I think that it is in general true. Of course no one is the actual archetype of those qualities, but it seems that more verminous people rose to power, and are still holding it now.
 
“The worl is ful of things waiting to happen. Thats the meat and boan of it right there. You myt think you can jus go here and there doing nothing. Happening nothing. You cant tho you bleeding cant. You put your self on any road and some thing wil show its self to you. Wanting to happen. Waiting to happen. You myt say, 'I dont want to know.' But 1ce its showt its self to you you wil know wont you. You cant not know no mor. There it is and working in you. You myt try to put a farness be twean you and it only you cant becaws youre carrying it inside you. The waiting to happen aint out there where it ben no more its inside you.”
― Russell Hoban, Riddley Walker
 
"ἐν φρέατι κυνομαχεῖν"

(dogfighting inside a well/pit).

Cool ancient proverb, meaning that one's situation is so bad that even if he got out of it he would still have another huge barrier to deal with- like if he was a dog fighting another dog, inside a pit or a deep well.

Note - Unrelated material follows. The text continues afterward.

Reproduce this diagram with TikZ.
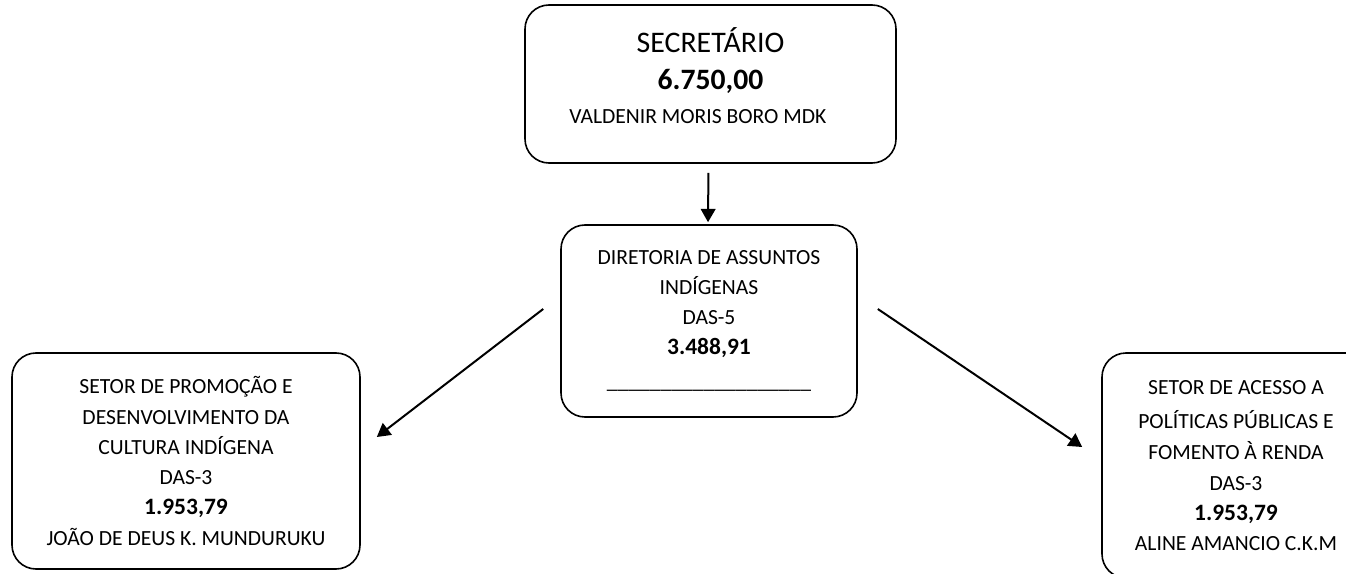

There is an excellent story by De Maupassant about a dog they pushed into such a pit, to be left to die. There it was combating another dog, for the scraps of food people would occasionally throw to the pit.
 
Lord Dunsany said:
All was so silent by that unvalued house that the faded courage of Tonker flickered up, but to Nuth's experienced sense it seemed too silent; and all the while there was that look in the sky that was worse than a spoken doom, so that Nuth, as is often the case when men are in doubt, had leisure to fear the worst. Nevertheless he did not abandon the business, but sent the likely lad with the instruments of his trade by means of the ladder to the old green casement. And the moment that Tonker touched the withered boards, the silence that, though ominous, was earthly, became unearthly like the touch of a ghoul. And Tonker heard his breath offending against that silence, and his heart was like mad drums in a night attack, and a string of one of his sandals went tap on a rung of a ladder, and the leaves of the forest were mute, and the breeze of the night was still; and Tonker prayed that a mouse or a mole might make any noise at all, but not a creature stirred, even Nuth was still. And then and there, while yet he was undiscovered, the likely lad made up his mind, as he should have done long before, to leave those colossal emeralds where they were and have nothing further to do with the lean, high house of the gnoles, but to quit this sinister wood in the nick of time and retire from business at once and buy a place in the country. Then he descended softly and beckoned to Nuth. But the gnoles had watched him through knavish holes that they bore in trunks of the trees, and the unearthly silence gave way, as it were with a grace, to the rapid screams of Tonker as they picked him up from behind -- screams that came faster and faster until they were incoherent. And where they took him it is not good to ask, and what they did with him I shall not say.

http://www.sff.net/people/DoyleMacdonald/d_nuth.htm
 
"One of the things we tried to do with [Monty Python's Flying Circus] was to try and do something that was so unpredictable that it had no shape and you could never say what the kind of humor was. And I think that the fact that 'Pythonesque' is now a word in the Oxford English Dictionary shows the extent to which we failed."